I got some mail from a guy about the subject of cleaning tools, so I thought I'd put down some few words on that subject.
Taking this as though the reader hasn't done this stuff before, you will first need a cleaning rod. This can be an inexpensive takedown rod-usually with some different rod tips- from Wally-World, or one of the truly fine tools at this link. Generally, for use at home you're better off with a 1-piece rod, but a takedown is very handy to have along at the range, just in case.
If the kit you pick up doesn't have one, or you just buy the rod, get a cleaning jag and brushes, too. They'll probably have them where you get the rod, and you'll probably need both. And some good bore cleaner and/or a CLP type lubricant(cleaner-lubricant-protectant). And some patches, though you can cut up an old t-shirt for those(that's what I do). The jags can be had in plastic or brass, I prefer brass. Brushes come in nylon, brass or bronze, and stainless steel. I use either plastic or bronze; I've heard both good and bad about the stainless ones, but I don't like the idea of putting a steel brush through a bore.
If your firearm is a type that has to be cleaned from the muzzle, or if you'll be doing something that requires running a patch down from the front, get a muzzle guard; it'll keep the rod from dinging the rifling at the crown, which is a Bad Thing for accuracy.
Over time you'll need screwdrivers, and it the long run it pays to get good ones. They only cost a little more, and they'll work better & last longer. I've got one of the Chapman kits; it has a handle, and extension, a ratchet you can put on the bit or extension for extra torque, and a good selection of bits, worth every penny.
If you decide to go beyond cleaning to real work on guns, two things you'll need will be a good set of punches and a hammer. A small 4-ounce ball peen hammer will work fine, though I've got a 2-ounce I found at a flea market that's wonderfully handy. The punch set I have now is eight pieces, half bras and half steel, from 1/16" diameter up, and it cost about $4 at a hardware store. For most things I've done, they work great.
A couple of utility cleaning brushes are handy. These, like the bore brushes, can be had in nylon, brass and steel bristles; I only use the nylon or brass on firearms, but if you had some really caked-on crud on a piece, the steel might be better to get it off; it is more likely to scratch, though.
If you really get into it, you can add all sorts of stuff to this list; a pad for the tabletop, maybe a fold-up table just for cleaning("No, I'm not cleaning guns on the dining table!"),one of the Outers FoulOut cleaners I mentioned before, and so forth.
Where to get them? Midway(see the links above) and Brownells are both good places to order from. Local hardare and sporting goods stores will carry much if not all of this stuff, and there's always the gun shows. I've gone to shows specifically for some of this stuff a few times. Corrosion-X and Eezox, if you want them, you'll probably have to order, though they can sometimes be found at a show; Break Free is found all over the place. Note: Eezox is excellent for lubing a folding knife; clean the pivot area thoroughly and then use a drop or two. The carrier evaporates and leaves a dry lube behind, that doesn't pick up dust.

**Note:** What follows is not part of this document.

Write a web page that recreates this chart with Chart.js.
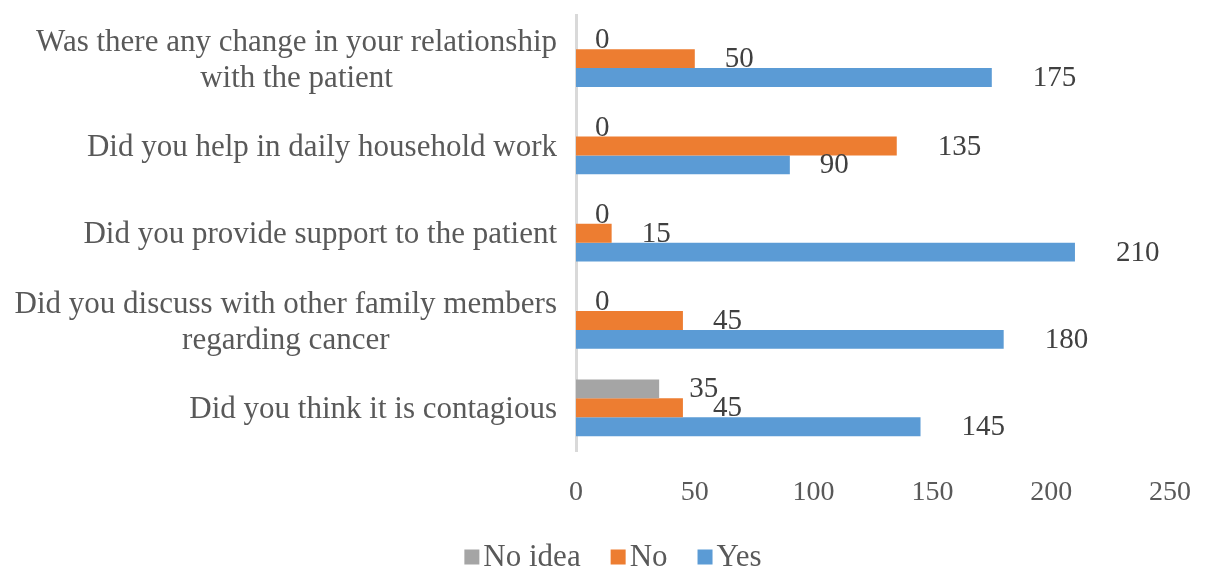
<!DOCTYPE html>
<html>
<head>
<meta charset="utf-8">
<title>Caregiver responses</title>
<script src="https://cdn.jsdelivr.net/npm/chart.js@4/dist/chart.umd.min.js"></script>
<style>
  html, body { margin: 0; padding: 0; background: #fff; }
  #wrap { width: 1206px; height: 571px; }
</style>
</head>
<body>
<div id="wrap"><canvas id="grafica" width="1206" height="571"></canvas></div>
<script>
// questions, one array of lines per category
const preguntas = [
    ["Was there any change in your relationship", "with the patient"],
    ["Did you help in daily household work"],
    ["Did you provide support to the patient"],
    ["Did you discuss with other family members", "regarding cancer"],
    ["Did you think it is contagious"]
];
const noIdea = [0, 0, 0, 0, 35];
const no = [50, 135, 15, 45, 45];
const yes = [175, 90, 210, 180, 145];
const xTicks = [0, 50, 100, 150, 200, 250];

const SERIF = "'Liberation Serif', 'Times New Roman', serif";
const GRIS_TEXTO = "#595959";

// question text to the left of the axis, right aligned, lines centred on each other
const etiquetasPreguntas = {
    id: "etiquetasPreguntas",
    afterDraw(chart) {
        const ctx = chart.ctx;
        const y = chart.scales.y;
        const derecha = chart.chartArea.left - 19;
        const alto = 36;
        ctx.save();
        ctx.font = "31px " + SERIF;
        ctx.fillStyle = GRIS_TEXTO;
        ctx.textAlign = "center";
        ctx.textBaseline = "middle";
        preguntas.forEach((lineas, i) => {
            const cy = y.getPixelForValue(i) + 2;
            const ancho = Math.max(...lineas.map(l => ctx.measureText(l).width));
            const cx = derecha - ancho / 2;
            const y0 = cy - (lineas.length - 1) * alto / 2;
            lineas.forEach((l, k) => ctx.fillText(l, cx, y0 + k * alto));
        });
        ctx.restore();
    }
};

// value next to every bar end, a little further out for longer numbers
const valores = {
    id: "valores",
    afterDatasetsDraw(chart) {
        const ctx = chart.ctx;
        ctx.save();
        ctx.font = "29px " + SERIF;
        ctx.fillStyle = "#404040";
        ctx.textAlign = "left";
        ctx.textBaseline = "middle";
        chart.data.datasets.forEach((ds, d) => {
            chart.getDatasetMeta(d).data.forEach((bar, i) => {
                const txt = String(ds.data[i]);
                ctx.fillText(txt, bar.x + 8 + 11 * txt.length, bar.y + 1);
            });
        });
        ctx.restore();
    }
};

// legend row under the axis: small square, then the series name
const leyenda = {
    id: "leyenda",
    afterDraw(chart) {
        const ctx = chart.ctx;
        const lado = 15, hueco = 4, entre = 30;
        const cy = 557;
        ctx.save();
        ctx.font = "31px " + SERIF;
        ctx.textBaseline = "middle";
        ctx.textAlign = "left";
        const items = chart.data.datasets.map(ds => ({
            color: ds.backgroundColor, texto: ds.label, ancho: ctx.measureText(ds.label).width
        }));
        const total = items.reduce((s, it) => s + lado + hueco + it.ancho, 0) + entre * (items.length - 1);
        let x = 613 - total / 2;
        items.forEach(it => {
            ctx.fillStyle = it.color;
            ctx.fillRect(x, cy - lado / 2, lado, lado);
            ctx.fillStyle = GRIS_TEXTO;
            ctx.fillText(it.texto, x + lado + hueco, cy + 1);
            x += lado + hueco + it.ancho + entre;
        });
        ctx.restore();
    }
};

new Chart(document.getElementById("grafica"), {
    type: "bar",
    data: {
        labels: preguntas.map(p => p.join(" ")),
        datasets: [
            { label: "No idea", data: noIdea, backgroundColor: "#A5A5A5" },
            { label: "No", data: no, backgroundColor: "#ED7D31" },
            { label: "Yes", data: yes, backgroundColor: "#5B9BD5" }
        ]
    },
    options: {
        indexAxis: "y",
        responsive: false,
        animation: false,
        barPercentage: 1,
        categoryPercentage: 0.65,
        layout: { padding: { left: 0, right: 36, top: 15, bottom: 38 } },
        plugins: {
            legend: { display: false },
            tooltip: { enabled: false }
        },
        scales: {
            x: {
                min: xTicks[0],
                max: xTicks[xTicks.length - 1],
                afterBuildTicks(scale) { scale.ticks = xTicks.map(v => ({ value: v })); },
                // the outer padding already leaves room for the "250" label
                afterFit(scale) { scale.paddingLeft = 0; scale.paddingRight = 0; },
                grid: { display: false, drawTicks: false },
                border: { display: false },
                ticks: { padding: 24, color: GRIS_TEXTO, font: { family: SERIF, size: 28 } }
            },
            y: {
                afterFit(scale) { scale.width = 576; },
                grid: { display: false, drawTicks: false },
                border: { color: "#D9D9D9", width: 3 },
                ticks: { display: false }
            }
        }
    },
    plugins: [etiquetasPreguntas, valores, leyenda]
});
</script>
</body>
</html>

Next post I'll cover my general cleaning methods.
2 comments:
This isn't very damned manly, so I have some trouble even mentioning it, but there is no more perfect gun cleaning surface than an old ironing board. You can hinge on a couple blocks of wood with padded Vee's to hold a rifle, and wrap the top in thick cloth. You can also wire tie a piece of 2" PVC pipe to one side, with one end of the pipe capped and the other end fitted with a screw off cap, which does an excellent job of holding my $90 cleaning rod. And you can take this to the range.
Manly or not, that's a damn good idea!